### EXERCISE INSTRUCTIONS
Below is some material; set it all down exactly, apart from the pictures.

*** PROVIDED DATA ***

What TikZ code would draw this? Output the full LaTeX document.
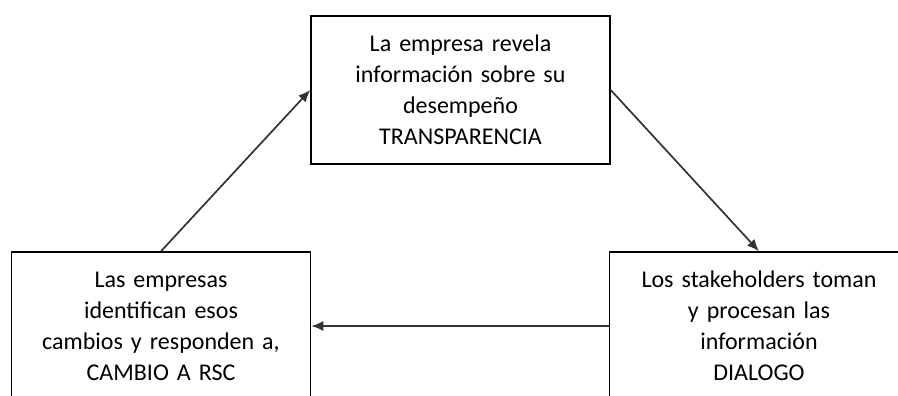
\documentclass[tikz,border=0pt]{standalone}
\usepackage{fontspec}
\setmainfont[WordSpace=0.85]{Carlito}
\usetikzlibrary{arrows.meta}
\begin{document}
\begin{tikzpicture}[
    x=1pt, y=-1pt,
    font=\fontsize{24}{31}\selectfont,
    block/.style={rectangle, draw=black, line width=1.5pt, fill=white, text width=294pt, align=center, minimum width=299pt, minimum height=148pt, inner sep=0pt},
    arrow/.style={-{Latex[length=12pt,width=10pt]}, line width=1.7pt, black!80},
]
    \useasboundingbox (0,0) rectangle (898,396);
    \clip (0,0) rectangle (898,396);

    % Three steps of the cycle
    \node[block] (transparencia) at (460.5,90) {La empresa revela \\ información sobre su \\ desempeño \\ TRANSPARENCIA};
    \node[block] (dialogo) at (759,326) {Los stakeholders toman \\ y procesan las \\ información \\ DIALOGO};
    \node[block] (cambio) at (161,326) {Las empresas \\ identifican esos \\ cambios y responden a, \\ CAMBIO A RSC};

    % Arrows around the cycle
    \draw[arrow] (transparencia.east) -- (dialogo.north);
    \draw[arrow] (dialogo.west) -- (cambio.east);
    \draw[arrow] (cambio.north) -- (transparencia.west);

\end{tikzpicture}
\end{document}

***

### COMPLETE RESPONSE
What TikZ code would draw this? Output the full LaTeX document.
\documentclass[tikz,border=0pt]{standalone}
\usepackage{fontspec}
\setmainfont[WordSpace=0.85]{Carlito}
\usetikzlibrary{arrows.meta}
\begin{document}
\begin{tikzpicture}[
    x=1pt, y=-1pt,
    font=\fontsize{24}{31}\selectfont,
    block/.style={rectangle, draw=black, line width=1.5pt, fill=white, text width=294pt, align=center, minimum width=299pt, minimum height=148pt, inner sep=0pt},
    arrow/.style={-{Latex[length=12pt,width=10pt]}, line width=1.7pt, black!80},
]
    \useasboundingbox (0,0) rectangle (898,396);
    \clip (0,0) rectangle (898,396);

    % Three steps of the cycle
    \node[block] (transparencia) at (460.5,90) {La empresa revela \\ información sobre su \\ desempeño \\ TRANSPARENCIA};
    \node[block] (dialogo) at (759,326) {Los stakeholders toman \\ y procesan las \\ información \\ DIALOGO};
    \node[block] (cambio) at (161,326) {Las empresas \\ identifican esos \\ cambios y responden a, \\ CAMBIO A RSC};

    % Arrows around the cycle
    \draw[arrow] (transparencia.east) -- (dialogo.north);
    \draw[arrow] (dialogo.west) -- (cambio.east);
    \draw[arrow] (cambio.north) -- (transparencia.west);

\end{tikzpicture}
\end{document}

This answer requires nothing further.